In the new location, Browne is eager to brew on a four-vessel system with a steam-jacketed mash mixer that can achieve precise temperatures at the push of a button. This location also will house six horizontal lagering tanks. The current taproom brewery has eight of these—but to meet production demands, Browne and team mostly use them as serving vessels rather than lagering tanks. For now, most of the fermentation is done in cylindroconical fermentors.

Art History likely won’t be the only brewery to benefit from its new lager-focused production facility. In August, the Raus founded a parent company called Geneva Lager Works. They’ll brew Art History’s beers there, but they’ll also have the capacity to brew on contract for others. With the option to produce 20- and 40-barrel batches, the Raus envision Geneva Lager Works as a way for other companies to add dialed-in lagers to their portfolios.


“Most small breweries aren’t designed to do lagers,” Tom says. “We could handle that quite easily for them without them having to go to larger contract brewers and sign these higher commitments.” According to that vision, the new facility—which they hope will go online this November—would help to usher in the next phase of Chicago’s lager renaissance.

The Quiet Side of Hype

Maybe it’s Art History’s stylistic focus that makes its achievements seem more humble and less glamorous than, say, a brewery known for boundary-pushing double IPAs or over-the-top fruited sours. Ask Browne about his favorite ingredient, and he won’t mention experimental hops or some thiolized yeast strain—he brags about his water. The brewery’s municipal water profile is the main reason Art History was insistent that its new production facility also be located in Geneva, despite the town’s relative lack of warehouse space.

“The whole city of Geneva has [reverse osmosis] water coming out of the taps,” Browne says. “I don’t know if they add some minerals or let some bleed through, but it’s very, very soft water that’s perfect for lager brewing. So, I can’t take all the credit for the beer—the water has a lot to do with it.”

Maybe drinkers aren’t totally clued in to the water chemistry of Art History’s beers, but they’re in demand anyway. For a beer festival that Untappd organized last year in Southern California, Art History took four lagers to pour. Those turned out to be half the total number of lagers poured at the festival—eight, out of 420-plus beers.


“No wonder we had the longest lines,” Browne says.

The brewery currently can’t keep up with the demand from local drinkers, but the new facility will mean expanded packaging capacity as well as a wider distribution footprint. Cindy Rau says her desk is covered with sticky notes with the names of bars that “need our beer today” with a smiley face next to each one. The slower fermentation time for many of Art History’s beers means that, often, it’s not able to meet demand immediately.
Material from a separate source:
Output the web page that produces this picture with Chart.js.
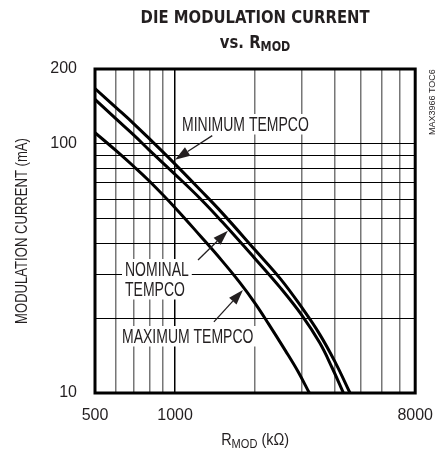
<!DOCTYPE html>
<html>
<head>
<meta charset="utf-8">
<title>Die modulation current vs. RMOD</title>
<script src="https://cdn.jsdelivr.net/npm/chart.js@4.4.0/dist/chart.umd.min.js"></script>
<style>
    html, body { margin: 0; padding: 0; background: #fff; }
    canvas { display: block; }
</style>
</head>
<body>
<canvas id="myChart" width="446" height="457"></canvas>
<script>
// Datos: R_MOD (kOhm) y corriente de modulación (mA)
const rMinimum = [500, 600, 700, 800, 1000, 1250, 1500, 2000, 2500, 3000, 3500, 4000, 4550];
const iMinimum = [167, 140, 120.5, 105, 83, 65, 53, 37.5, 28.6, 22, 17.2, 13.3, 10];

const rNominal = [500, 600, 700, 800, 1000, 1250, 1500, 2000, 2500, 3000, 3500, 3900, 4300];
const iNominal = [151, 126, 108.5, 94.5, 75.5, 60, 48.8, 34.6, 26.3, 20.5, 15.9, 12.6, 10];

const rMaximum = [500, 600, 700, 800, 1000, 1250, 1500, 1750, 2000, 2250, 2600, 2900, 3200];
const iMaximum = [111, 94, 81.2, 71, 55.5, 42.5, 34, 27.8, 22.9, 18.9, 14.8, 12.2, 10];

// Líneas de la cuadrícula y etiquetas de los ejes
const xGridTicks = [500, 600, 700, 800, 900, 1000, 2000, 3000, 4000, 5000, 6000, 7000, 8000];
const xLabelTicks = [500, 1000, 8000];
const yGridTicks = [10, 20, 30, 40, 50, 60, 70, 80, 90, 100, 200];
const yLabelTicks = [10, 100, 200];

const curveNames = ["MINIMUM TEMPCO", "NOMINAL TEMPCO", "MAXIMUM TEMPCO"];

const FONT = '"Liberation Sans", Arial, sans-serif';
const TITLE_FONT = '"DejaVu Sans", "Liberation Sans", sans-serif';
const INK = "#231f20";

// Flechas de las etiquetas (coordenadas de datos: desde -> punta)
const arrows = [
    { from: [1380, 108], to: [1000, 86.5] },
    { from: [1220, 34.2], to: [1580, 44.8] },
    { from: [1400, 19.3], to: [1800, 25.9] }
];

function fontOf(r) {
    return (r.bold ? "bold " : "") + r.size + "px " + (r.family || FONT);
}

function measureRuns(ctx, runs) {
    let total = 0;
    runs.forEach(r => {
        ctx.font = fontOf(r);
        total += ctx.measureText(r.text).width;
    });
    return total;
}

// Escribe varios tramos de texto (con subíndices) comprimidos horizontalmente
function drawRuns(ctx, runs, x, y, squeeze, align) {
    const total = measureRuns(ctx, runs) * squeeze;
    let cx = align === "center" ? x - total / 2 : x;
    runs.forEach(r => {
        ctx.font = fontOf(r);
        const w = ctx.measureText(r.text).width;
        ctx.save();
        ctx.translate(cx, y + (r.dy || 0));
        ctx.scale(squeeze, 1);
        ctx.fillText(r.text, 0, 0);
        ctx.restore();
        cx += w * squeeze;
    });
    return total;
}

function drawArrow(ctx, x1, y1, x2, y2) {
    const ang = Math.atan2(y2 - y1, x2 - x1);
    const L = 15, W = 5;
    const bx = x2 - L * Math.cos(ang);
    const by = y2 - L * Math.sin(ang);
    ctx.beginPath();
    ctx.moveTo(x1, y1);
    ctx.lineTo(bx, by);
    ctx.lineWidth = 1.3;
    ctx.stroke();
    ctx.beginPath();
    ctx.moveTo(x2, y2);
    ctx.lineTo(bx - W * Math.sin(ang), by + W * Math.cos(ang));
    ctx.lineTo(bx + W * Math.sin(ang), by - W * Math.cos(ang));
    ctx.closePath();
    ctx.fill();
}

// Marco, flechas, etiquetas de curvas, títulos
const decorPlugin = {
    id: "decor",
    afterDatasetsDraw(chart) {
        const { ctx, chartArea: a, scales } = chart;
        ctx.save();
        ctx.strokeStyle = "#000";
        ctx.lineWidth = 3;
        ctx.strokeRect(a.left, a.top, a.right - a.left, a.bottom - a.top);

        ctx.fillStyle = INK;
        ctx.strokeStyle = INK;
        arrows.forEach(ar => {
            drawArrow(ctx,
                scales.x.getPixelForValue(ar.from[0]), scales.y.getPixelForValue(ar.from[1]),
                scales.x.getPixelForValue(ar.to[0]), scales.y.getPixelForValue(ar.to[1]));
        });

        // etiquetas con fondo blanco
        const notes = [
            { text: curveNames[0], x: 182, base: 131 },
            { text: curveNames[1].split(" ")[0], x: 125, base: 276 },
            { text: curveNames[1].split(" ")[1], x: 125, base: 296 },
            { text: curveNames[2], x: 122, base: 343 }
        ];
        notes.forEach(n => {
            ctx.font = "20px " + FONT;
            const w = ctx.measureText(n.text).width * 0.7;
            ctx.fillStyle = "#fff";
            ctx.fillRect(n.x - 3, n.base - 17, w + 6, 20.5);
            ctx.fillStyle = INK;
            drawRuns(ctx, [{ text: n.text, size: 20 }], n.x, n.base, 0.7, "left");
        });
        ctx.restore();
    },
    afterDraw(chart) {
        const { ctx, chartArea: a } = chart;
        const mid = (a.left + a.right) / 2;
        ctx.save();
        ctx.fillStyle = INK;
        ctx.textBaseline = "alphabetic";

        // título en negrita condensada, ajustado al ancho del original
        const line1 = [{ text: "DIE MODULATION CURRENT", size: 18, bold: true, family: TITLE_FONT }];
        const squeeze = 229 / measureRuns(ctx, line1);
        drawRuns(ctx, line1, mid, 23, squeeze, "center");
        drawRuns(ctx, [
            { text: "vs. R", size: 18, bold: true, family: TITLE_FONT },
            { text: "MOD", size: 13.5, bold: true, family: TITLE_FONT, dy: 3 }
        ], mid, 47.5, squeeze, "center");

        drawRuns(ctx, [
            { text: "R", size: 17 },
            { text: "MOD", size: 13, dy: 3 },
            { text: " (k\u03A9)", size: 17 }
        ], mid, 445, 0.85, "center");

        ctx.save();
        ctx.translate(21, (a.top + a.bottom) / 2);
        ctx.rotate(-Math.PI / 2);
        drawRuns(ctx, [{ text: "MODULATION CURRENT (mA)", size: 17 }], 0, 6, 0.77, "center");
        ctx.restore();

        ctx.save();
        ctx.translate(435, 135);
        ctx.rotate(-Math.PI / 2);
        drawRuns(ctx, [{ text: "MAX3966 TOC6", size: 9 }], 0, 0, 1, "left");
        ctx.restore();

        ctx.restore();
    }
};

function toPoints(xs, ys) {
    return xs.map((x, i) => ({ x: x, y: ys[i] }));
}

function curve(label, xs, ys) {
    return {
        label: label,
        data: toPoints(xs, ys),
        borderColor: "#000",
        borderWidth: 3,
        pointRadius: 0,
        fill: false,
        tension: 0.4
    };
}

document.addEventListener("DOMContentLoaded", function() {
    const ctx = document.getElementById("myChart");

    new Chart(ctx.getContext("2d"), {
        type: "line",
        data: {
            datasets: [
                curve(curveNames[0], rMinimum, iMinimum),
                curve(curveNames[1], rNominal, iNominal),
                curve(curveNames[2], rMaximum, iMaximum)
            ]
        },
        options: {
            responsive: false,
            animation: false,
            events: [],
            layout: { padding: { top: 69, right: 25, left: 0, bottom: 0 } },
            plugins: {
                legend: { display: false },
                tooltip: { enabled: false },
                title: { display: false }
            },
            scales: {
                x: {
                    type: "logarithmic",
                    min: 500,
                    max: 8000,
                    afterBuildTicks: s => { s.ticks = xGridTicks.map(v => ({ value: v })); },
                    afterFit: s => { s.height = 64; },
                    border: { display: false },
                    grid: {
                        drawTicks: false,
                        color: c => (c.tick && c.tick.value === 1000) ? "#000" : "#777",
                        lineWidth: 1.5
                    },
                    ticks: {
                        autoSkip: false,
                        maxRotation: 0,
                        padding: 13,
                        color: INK,
                        font: { family: FONT, size: 16 },
                        callback: v => xLabelTicks.includes(v) ? String(v) : ""
                    }
                },
                y: {
                    type: "logarithmic",
                    min: 10,
                    max: 200,
                    afterBuildTicks: s => { s.ticks = yGridTicks.map(v => ({ value: v })); },
                    afterFit: s => { s.width = 95; },
                    border: { display: false },
                    grid: {
                        drawTicks: false,
                        color: "#000",
                        lineWidth: 1
                    },
                    ticks: {
                        autoSkip: false,
                        padding: 18,
                        color: INK,
                        font: { family: FONT, size: 16 },
                        callback: v => yLabelTicks.includes(v) ? String(v) : ""
                    }
                }
            }
        },
        plugins: [decorPlugin]
    });
});
</script>
</body>
</html>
“It’s a good problem,” Cindy says. “But it’s still a problem.”

The interest in certain styles still takes the brewery by surprise: Recently, Art History brewed a small batch of ESB and allotted almost all of it to local liquor chain Binny’s Beverage Depot. It sold out almost immediately, and bars from other counties began calling to ask for it. The brewery’s nascent forays into pub ales have also proven unexpectedly popular, prompting Art History to plan adding more firkins of milds and bitters brewed for local bars.
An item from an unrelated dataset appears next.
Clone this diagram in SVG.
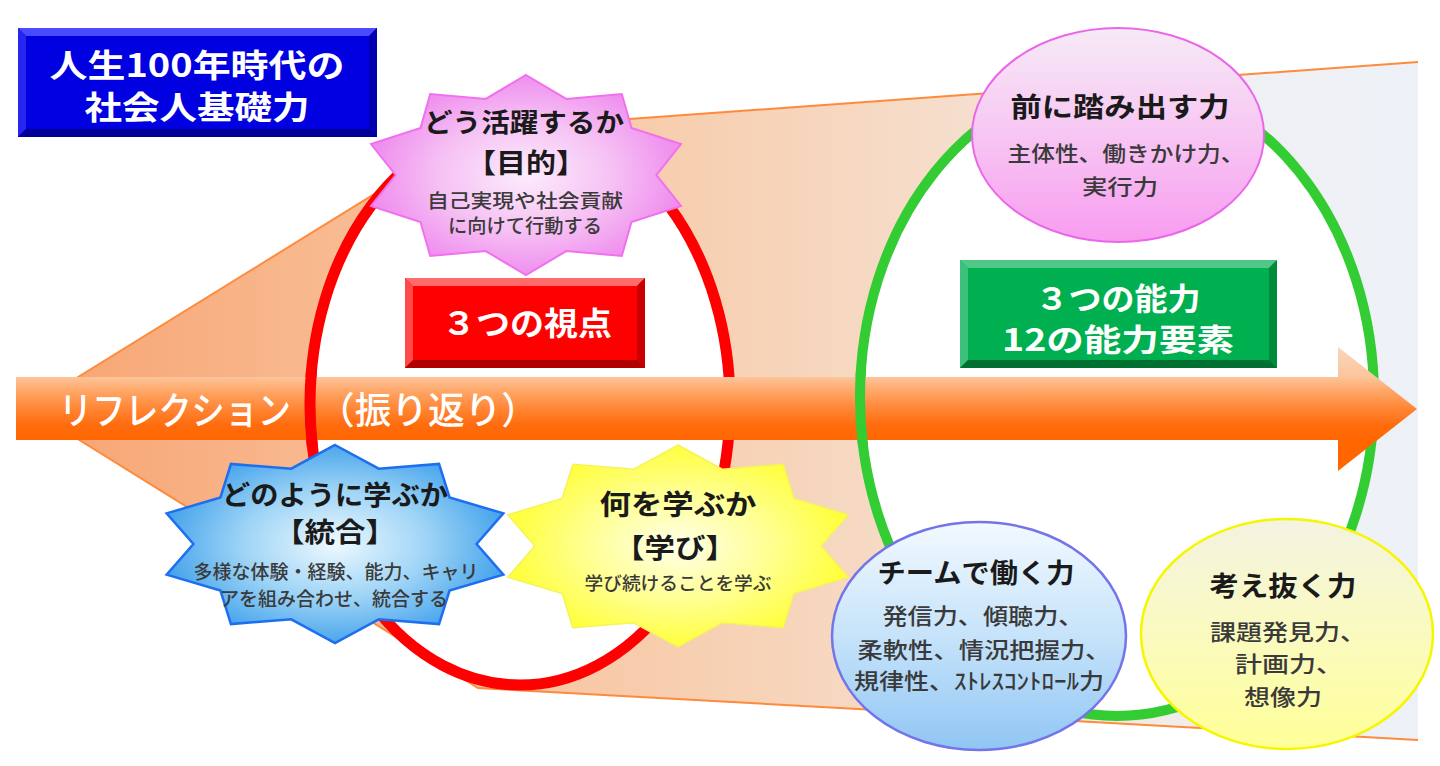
<svg xmlns="http://www.w3.org/2000/svg" width="1440" height="766" viewBox="0 0 1440 766">
<style>
text{font-family:"Noto Sans CJK JP","Noto Sans CJK SC",sans-serif;text-anchor:middle}
.w{fill:#ffffff;font-weight:700}
.h{fill:#1a1a1a;font-weight:700}
.s{fill:#3a3a3a;font-weight:500}
.a{fill:#ffffff;font-weight:500}
</style>
<defs>
<polygon id="star10" vector-effect="non-scaling-stroke" points="0,-1 0.2472,-0.7608 0.5878,-0.809 0.6472,-0.4702 0.9511,-0.309 0.8,0 0.9511,0.309 0.6472,0.4702 0.5878,0.809 0.2472,0.7608 0,1 -0.2472,0.7608 -0.5878,0.809 -0.6472,0.4702 -0.9511,0.309 -0.8,0 -0.9511,-0.309 -0.6472,-0.4702 -0.5878,-0.809 -0.2472,-0.7608"/>
<linearGradient id="gFunnel" gradientUnits="userSpaceOnUse" x1="28" y1="0" x2="1418" y2="0">
<stop offset="0" stop-color="#f7a370"/>
<stop offset="0.2" stop-color="#f8b88e"/>
<stop offset="0.5" stop-color="#f7d1b4"/>
<stop offset="0.75" stop-color="#f5e4d8"/>
<stop offset="0.86" stop-color="#f0f0f3"/>
<stop offset="1" stop-color="#edf1f7"/>
</linearGradient>
<linearGradient id="gArrow" x1="0" y1="0" x2="0" y2="1">
<stop offset="0" stop-color="#f9d6bb"/>
<stop offset="0.24" stop-color="#fcc59c"/>
<stop offset="0.36" stop-color="#ffa565"/>
<stop offset="0.5" stop-color="#ff8534"/>
<stop offset="0.63" stop-color="#ff6c0e"/>
<stop offset="0.75" stop-color="#ff6600"/>
<stop offset="1" stop-color="#ff6600"/>
</linearGradient>
<radialGradient id="gPinkStar" cx="0.5" cy="0.5" r="0.5">
<stop offset="0" stop-color="#fcecfc"/>
<stop offset="0.55" stop-color="#f6c2f4"/>
<stop offset="1" stop-color="#ef8eee"/>
</radialGradient>
<radialGradient id="gBlueStar" cx="0.5" cy="0.5" r="0.5">
<stop offset="0" stop-color="#eef9ff"/>
<stop offset="0.55" stop-color="#9ed4f6"/>
<stop offset="1" stop-color="#4aa6ec"/>
</radialGradient>
<radialGradient id="gYellowStar" cx="0.5" cy="0.5" r="0.5">
<stop offset="0" stop-color="#ffffea"/>
<stop offset="0.55" stop-color="#ffff90"/>
<stop offset="1" stop-color="#ffff3c"/>
</radialGradient>
<linearGradient id="gPinkCircle" x1="0" y1="0" x2="0" y2="1">
<stop offset="0" stop-color="#f6eaf6"/>
<stop offset="0.5" stop-color="#f7c6f3"/>
<stop offset="1" stop-color="#f89cf0"/>
</linearGradient>
<linearGradient id="gBlueCircle" x1="0" y1="0" x2="0" y2="1">
<stop offset="0" stop-color="#f2f9ff"/>
<stop offset="0.5" stop-color="#c6e3fa"/>
<stop offset="1" stop-color="#90c6f4"/>
</linearGradient>
<linearGradient id="gYellowCircle" x1="0" y1="0" x2="0" y2="1">
<stop offset="0" stop-color="#f3f3e2"/>
<stop offset="0.5" stop-color="#fafac0"/>
<stop offset="1" stop-color="#ffff98"/>
</linearGradient>
<clipPath id="clipRedLeft"><rect x="290" y="370" width="50" height="76"/></clipPath>
<clipPath id="clipGreenLeft"><rect x="840" y="370" width="45" height="76"/></clipPath>
</defs>

<rect x="0" y="0" width="1440" height="766" fill="#ffffff"/>

<g id="funnel">
<polygon points="28,408 478,130 1418,62 1418,740 478,688" fill="url(#gFunnel)"/>
<polyline points="1418,62 478,130 28,408 478,688 1418,740" fill="none" stroke="#ff8a3c" stroke-width="2"/>
</g>

<g id="red-ellipse">
<ellipse cx="520" cy="404" rx="210" ry="281" fill="#ffffff" stroke="#ff0000" stroke-width="11"/>
</g>
<g id="green-ellipse">
<ellipse cx="1117" cy="397" rx="257" ry="319" fill="#ffffff" stroke="#33cc33" stroke-width="10"/>
</g>

<g id="connectors">
<path id="reflection-arrow" d="M16,377 H1338 V347 L1417,409 L1338,471 V440 H16 Z" fill="url(#gArrow)"/>
<ellipse cx="520" cy="404" rx="210" ry="281" fill="none" stroke="#ff0000" stroke-width="11" clip-path="url(#clipRedLeft)"/>
<ellipse cx="1117" cy="397" rx="257" ry="319" fill="none" stroke="#33cc33" stroke-width="10" clip-path="url(#clipGreenLeft)"/>
<text class="a" x="175" y="424" font-size="38" textLength="232" lengthAdjust="spacingAndGlyphs">リフレクション</text>
<text class="a" x="318" y="424" font-size="37" style="text-anchor:start" textLength="220" lengthAdjust="spacingAndGlyphs">（振り返り）</text>
</g>

<g id="title-box">
<rect x="18" y="28" width="359" height="109" fill="#0000e0"/>
<polygon points="18,28 377,28 369,36 26,36" fill="#4a4aff"/>
<polygon points="18,28 26,36 26,129 18,137" fill="#2626f0"/>
<polygon points="377,28 377,137 369,129 369,36" fill="#0000b0"/>
<polygon points="18,137 26,129 369,129 377,137" fill="#000098"/>
<text class="w" x="197" y="77" font-size="32" textLength="295" lengthAdjust="spacingAndGlyphs">人生100年時代の</text>
<text class="w" x="197" y="119" font-size="32" textLength="225" lengthAdjust="spacingAndGlyphs">社会人基礎力</text>
</g>

<g id="red-box">
<rect x="405" y="278" width="240" height="90" fill="#ff0000"/>
<polygon points="405,278 645,278 637,286 413,286" fill="#ff6a6a"/>
<polygon points="405,278 413,286 413,360 405,368" fill="#ff4a4a"/>
<polygon points="645,278 645,368 637,360 637,286" fill="#c80000"/>
<polygon points="405,368 413,360 637,360 645,368" fill="#b00000"/>
<text class="w" x="527" y="335" font-size="32" textLength="170" lengthAdjust="spacingAndGlyphs">３つの視点</text>
</g>

<g id="green-box">
<rect x="960" y="260" width="317" height="108" fill="#00b050"/>
<polygon points="960,260 1277,260 1269,268 968,268" fill="#50c888"/>
<polygon points="960,260 968,268 968,360 960,368" fill="#3cc07c"/>
<polygon points="1277,260 1277,368 1269,360 1269,268" fill="#008a3c"/>
<polygon points="960,368 968,360 1269,360 1277,368" fill="#007030"/>
<text class="w" x="1118" y="310" font-size="31" textLength="165" lengthAdjust="spacingAndGlyphs">３つの能力</text>
<text class="w" x="1118" y="351" font-size="31" textLength="232" lengthAdjust="spacingAndGlyphs">12の能力要素</text>
</g>

<g id="star-purpose">
<use href="#star10" transform="translate(526,175) scale(163,100)" fill="url(#gPinkStar)" stroke="#f070ee" stroke-width="2"/>
<text class="h" x="524" y="132" font-size="26" textLength="200" lengthAdjust="spacingAndGlyphs">どう活躍するか</text>
<text class="h" x="526" y="173" font-size="27" textLength="120" lengthAdjust="spacingAndGlyphs">【目的】</text>
<text class="s" x="525" y="208" font-size="19" textLength="196" lengthAdjust="spacingAndGlyphs">自己実現や社会貢献</text>
<text class="s" x="525" y="233" font-size="19" textLength="154" lengthAdjust="spacingAndGlyphs">に向けて行動する</text>
</g>

<g id="star-integration">
<use href="#star10" transform="translate(335,544) scale(177,99)" fill="url(#gBlueStar)" stroke="#1e6ef0" stroke-width="2.5"/>
<text class="h" x="335" y="505" font-size="27" textLength="226" lengthAdjust="spacingAndGlyphs">どのように学ぶか</text>
<text class="h" x="335" y="542" font-size="27" textLength="122" lengthAdjust="spacingAndGlyphs">【統合】</text>
<text class="s" x="336" y="579" font-size="19" textLength="285" lengthAdjust="spacingAndGlyphs">多様な体験・経験、能力、キャリ</text>
<text class="s" x="334" y="606" font-size="19" textLength="228" lengthAdjust="spacingAndGlyphs">アを組み合わせ、統合する</text>
</g>

<g id="star-learning">
<use href="#star10" transform="translate(678,546) scale(179,101)" fill="url(#gYellowStar)" stroke="#f4f458" stroke-width="1.5"/>
<text class="h" x="678" y="515" font-size="28" textLength="157" lengthAdjust="spacingAndGlyphs">何を学ぶか</text>
<text class="h" x="675" y="558" font-size="27" textLength="122" lengthAdjust="spacingAndGlyphs">【学び】</text>
<text class="s" x="678" y="590" font-size="18" textLength="187" lengthAdjust="spacingAndGlyphs">学び続けることを学ぶ</text>
</g>

<g id="circle-action">
<ellipse cx="1118" cy="135" rx="146" ry="107" fill="url(#gPinkCircle)" stroke="#ea66ea" stroke-width="2"/>
<text class="h" x="1120" y="117" font-size="27" textLength="219" lengthAdjust="spacingAndGlyphs">前に踏み出す力</text>
<text class="s" x="1126" y="161" font-size="21" textLength="237" lengthAdjust="spacingAndGlyphs">主体性、働きかけ力、</text>
<text class="s" x="1120" y="194" font-size="21" textLength="76" lengthAdjust="spacingAndGlyphs">実行力</text>
</g>

<g id="circle-team">
<ellipse cx="979" cy="636" rx="147" ry="114" fill="url(#gBlueCircle)" stroke="#7474ea" stroke-width="2.5"/>
<text class="h" x="976" y="583" font-size="27" textLength="197" lengthAdjust="spacingAndGlyphs">チームで働く力</text>
<text class="s" x="983" y="624" font-size="22" textLength="201" lengthAdjust="spacingAndGlyphs">発信力、傾聴力、</text>
<text class="s" x="984" y="658" font-size="22" textLength="253" lengthAdjust="spacingAndGlyphs">柔軟性、情況把握力、</text>
<text class="s" x="979" y="689" font-size="22" textLength="250" lengthAdjust="spacingAndGlyphs">規律性、ｽﾄﾚｽｺﾝﾄﾛｰﾙ力</text>
</g>

<g id="circle-thinking">
<ellipse cx="1287" cy="634" rx="146" ry="115" fill="url(#gYellowCircle)" stroke="#f6f600" stroke-width="2.5"/>
<text class="h" x="1283" y="596" font-size="27" textLength="147" lengthAdjust="spacingAndGlyphs">考え抜く力</text>
<text class="s" x="1288" y="640" font-size="22" textLength="156" lengthAdjust="spacingAndGlyphs">課題発見力、</text>
<text class="s" x="1289" y="672" font-size="22" textLength="108" lengthAdjust="spacingAndGlyphs">計画力、</text>
<text class="s" x="1283" y="705" font-size="22" textLength="78" lengthAdjust="spacingAndGlyphs">想像力</text>
</g>
</svg>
Art History’s success with these beers ought to be of interest to anyone jaded by craft beer’s flash-in-the-pan trends. Like the beers themselves, the brewery’s success is simple, straightforward, and clear.

“Having the best product, that’s your ticket to the dance,” Cindy Rau says. “I feel confident that we’re putting out amazing, world-class beer, and we’re seeing people responding very positively.”